“10 Possible Causes When the Check-Engine Light is On”

When the check-engine light is illuminated and stays on the dashboard, it is a sign for you to inspect the engine or take your vehicle to the garage.


Below are 10 common malfunctions that cause the check engine light to turn on, helping you diagnose the problem and prepare financially for repairing your car.

1. Malfunctioning oxygen sensor

A malfunctioning oxygen sensor is the most common cause. It can be due to previous poor repair work or low-quality gasoline, ethanol-blended gasoline that exceeds the standard concentration.

The oxygen sensor provides data for the engine control unit (ECU) to determine the air-fuel mixture ratio from the exhaust gas (EGR system, mentioned in number 9) with air. A faulty sensor can reduce engine power, increase fuel consumption by up to 40%, and increase nitrogen oxide emissions in the exhaust gas.

2. Missing fuel cap

A missing fuel cap is the second most common cause for the check engine light to turn on. Currently, this cause has decreased to 7.21% compared to 9.28% two years ago.

3. Catalytic converter

This is the third most common malfunction. This device looks like a muffler and contains rare metals such as platinum, rhodium, or palladium as catalysts for the combustion of excess gasoline and CO into water vapor and less harmful CO2. A faulty catalytic converter is often due to a weak ignition system that prevents complete fuel combustion.

4. Faulty ignition coil

The ignition coil (or spark coil) provides high voltage to the spark plugs to create an electric spark. A hot engine can weaken or damage the ignition coil.

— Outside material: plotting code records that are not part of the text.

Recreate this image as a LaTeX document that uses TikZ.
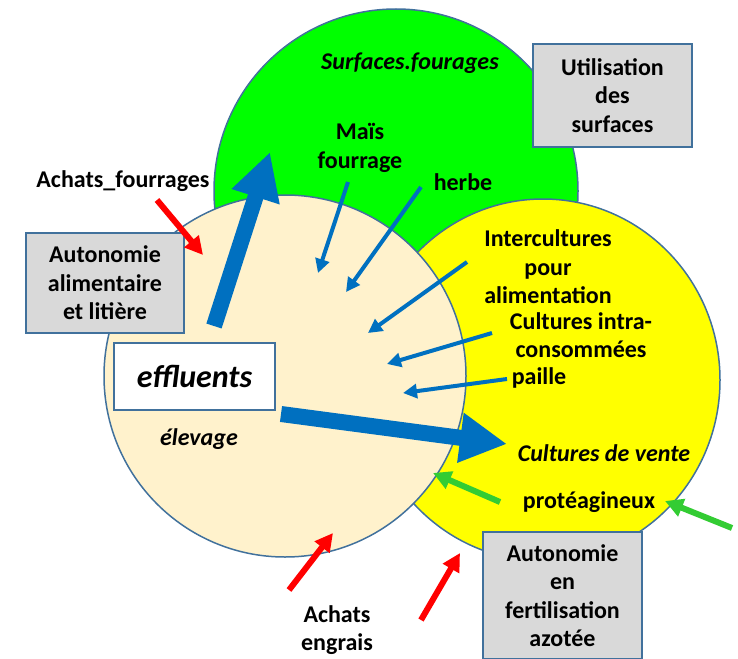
\documentclass[tikz,border=0pt]{standalone}
\usepackage{fontspec}
\setmainfont{Carlito}
\usetikzlibrary{arrows.meta, positioning, shapes}

\begin{document}
\begin{tikzpicture}[x=1pt, y=-1pt, font=\bfseries\fontsize{24}{28.5}\selectfont]
% 定义颜色和样式
\definecolor{bord}{HTML}{41719C}
\definecolor{vertfonce}{HTML}{00FF00}
\definecolor{jaune}{HTML}{FFFF00}
\definecolor{beige}{HTML}{FFF2CC}
\definecolor{gris}{HTML}{D9D9D9}
\definecolor{bleu}{HTML}{0070C0}
\definecolor{rougevif}{HTML}{FF0000}
\definecolor{vertvif}{HTML}{33CC33}
\tikzstyle{cercle} = [draw=bord, line width=1.5pt]
\tikzstyle{boite} = [rectangle, draw=bord, line width=1.5pt, fill=gris, align=center, inner sep=0pt]
\tikzstyle{titre} = [font=\bfseries\itshape\fontsize{24}{28.5}\selectfont]
\tikzstyle{grosse} = [draw=bleu, line width=16pt, -{Triangle[width=47pt, length=47pt]}]
\tikzstyle{fine} = [draw=bleu, line width=4pt, -{Triangle[width=14pt, length=14pt]}]
\tikzstyle{achat} = [draw=rougevif, line width=6pt, -{Triangle[width=18pt, length=18pt]}]
\tikzstyle{apport} = [draw=vertvif, line width=6pt, -{Triangle[width=18pt, length=18pt]}]

\clip (0,0) rectangle (738,658);

% 绘制圆
\draw [cercle, fill=vertfonce] (396,191) circle [radius=182pt];
\draw [cercle, fill=jaune] (543,380) ellipse [x radius=177pt, y radius=181pt];
\draw [cercle, fill=beige] (285,376) circle [radius=181pt];

% 方框
\node [boite, minimum width=159pt, minimum height=103pt] (utilisation) at (612.5,95.5) {Utilisation\\des\\surfaces};
\node [boite, minimum width=158pt, minimum height=100pt] (alimentaire) at (105,283) {Autonomie\\alimentaire\\et litière};
\node [boite, fill=white, minimum width=161pt, minimum height=67pt, font=\bfseries\itshape\fontsize{32}{36}\selectfont] (effluents) at (194.5,376.5) {effluents};
\node [boite, minimum width=159pt, minimum height=127pt] (fertilisation) at (562.5,595.5) {Autonomie\\en\\fertilisation\\azotée};

% 文字
\node [titre] (surfaces) at (410,63) {Surfaces.fourages};
\node [align=center] (mais) at (360,148) {Maïs\\fourrage};
\node (herbe) at (463,182) {herbe};
\node (achatsf) at (123,181) {Achats\_fourrages};
\node [align=center] (inter) at (548,267) {Intercultures\\pour\\alimentation};
\node [align=center] (intra) at (581,335) {Cultures intra-\\consommées};
\node (paille) at (539,378) {paille};
\node [titre] (elevage) at (199,439) {élevage};
\node [titre] (vente) at (604,453) {Cultures de vente};
\node (proteagineux) at (589,502) {protéagineux};
\node [align=center] (engrais) at (337,630) {Achats\\engrais};

% 箭头端点
\coordinate (e-haut) at (214,326);
\coordinate (s-haut) at (270,152);
\coordinate (e-droite) at (281,414);
\coordinate (s-droite) at (507,444);
\coordinate (mais-d) at (348,182);
\coordinate (mais-f) at (318,273);
\coordinate (herbe-d) at (421,187);
\coordinate (herbe-f) at (346,292);
\coordinate (inter-d) at (467,262);
\coordinate (inter-f) at (368,333);
\coordinate (intra-d) at (492,333);
\coordinate (intra-f) at (387,364);
\coordinate (paille-d) at (507,379);
\coordinate (paille-f) at (403,393);
\coordinate (af-d) at (157,200);
\coordinate (af-f) at (203,255);
\coordinate (eng1-d) at (289,590);
\coordinate (eng1-f) at (333,533);
\coordinate (eng2-d) at (421,620);
\coordinate (eng2-f) at (460,553);
\coordinate (prot1-d) at (500,502);
\coordinate (prot1-f) at (433,473);
\coordinate (prot2-d) at (732,528);
\coordinate (prot2-f) at (665,501);

% 连接
\path [grosse] (e-haut) -- (s-haut);
\path [grosse] (e-droite) -- (s-droite);
\path [fine] (mais-d) -- (mais-f);
\path [fine] (herbe-d) -- (herbe-f);
\path [fine] (inter-d) -- (inter-f);
\path [fine] (intra-d) -- (intra-f);
\path [fine] (paille-d) -- (paille-f);
\path [achat] (af-d) -- (af-f);
\path [achat] (eng1-d) -- (eng1-f);
\path [achat] (eng2-d) -- (eng2-f);
\path [apport] (prot1-d) -- (prot1-f);
\path [apport] (prot2-d) -- (prot2-f);
\end{tikzpicture}
\end{document}
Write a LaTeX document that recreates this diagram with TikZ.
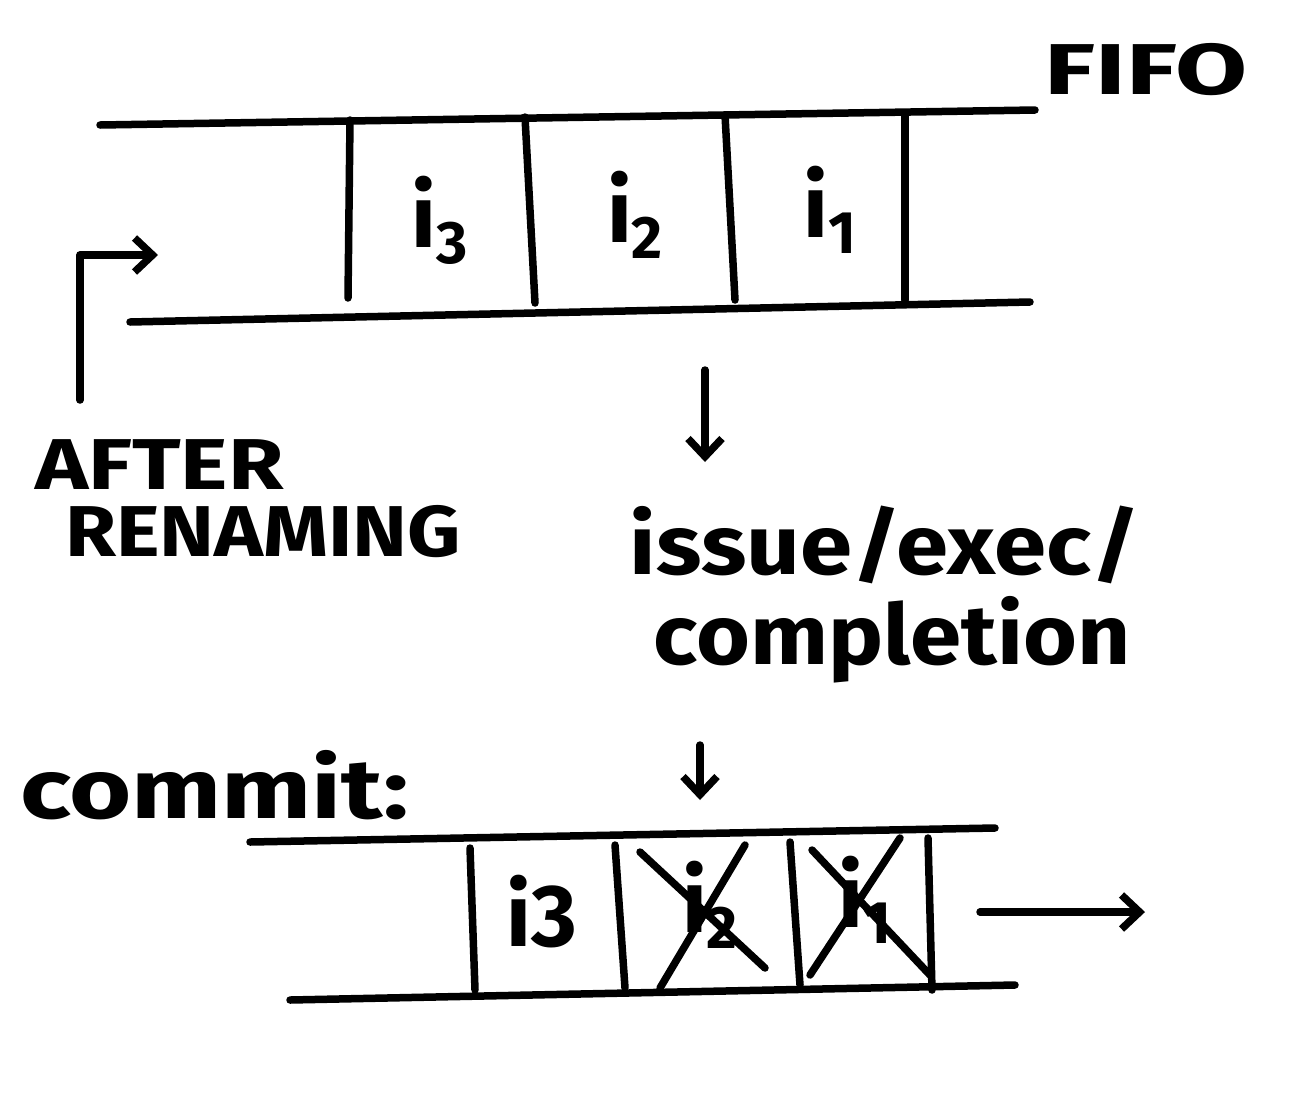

A faulty ignition coil can prevent the engine from starting. If it is weak, the engine will consume more fuel and may lead to a malfunctioning catalytic converter mentioned above.

5. Spark plugs, ignition wires, and spark plug connectors

Spark plugs, ignition wires, and spark plug connectors can also cause the check engine light to turn on. If you do not fix the ignition system issue, it will consume more fuel and, worse, lead to a malfunctioning catalytic converter.

6. Mass airflow sensor (MAF)

The MAF helps calculate the amount of airflow into the engine and the corresponding fuel injection. If it is faulty, you may have to spend an additional 10 to 25% of fuel.

7. Incorrect installation of alarm devices

If you want to install an alarm device, you should decide before taking the car and have the authorized dealer install the appropriate type. Do not buy and install it yourself because there are many types of alarm devices that may not be compatible with your car’s devices.

8. Evaporative emission control system (EVAP)

When it comes to air pollution caused by cars, people often think of exhaust gases coming out of the tailpipe. Few people know that gasoline vapor escapes from the fuel tank and the fuel line system also causes damage to the environment. Gasoline vapor contains up to 150 chemicals, including highly toxic substances such as toluene, benzene, and sometimes lead.

In older cars, the fuel cap has a small hole for air to enter the tank as the fuel is consumed by the engine. Without this hole, fuel cannot flow into the engine. However, when the engine is turned off, gasoline vapor can escape through this hole and cause air pollution.

To prevent gasoline vapor from escaping into the environment, since 1970, the EPA has required cars to be equipped with an evaporative emission control system (EVAP) to collect and treat gasoline vapor before it evaporates into the atmosphere.

If this system is faulty, the check engine light will also turn on.

9. Replace the exhaust gas recirculation (EGR) system and clean the exhaust pipe

The atmosphere contains 21% oxygen and 78% nitrogen, known as oxygen-rich air. When fuel is mixed with oxygen-rich air and burned at temperatures above 1,500 degrees Celsius, it produces nitrogen oxide (NOx), a harmful gas. To reduce the NOx level in exhaust gas, in accordance with European and American standards, automobile manufacturers must supply the combustion chamber with oxygen-poor air (lower than 21%) by using the EGR device to recover a portion of the exhaust gas (nitrogen, CO2, and water vapor), which is cooled before being mixed with the atmospheric air.

If the EGR system is faulty or the exhaust pipe is clogged, the check engine light will turn on.

10. Faulty battery and charging parts

A faulty battery is often due to its age, overheating of the engine, or hot weather, which also affects the battery life.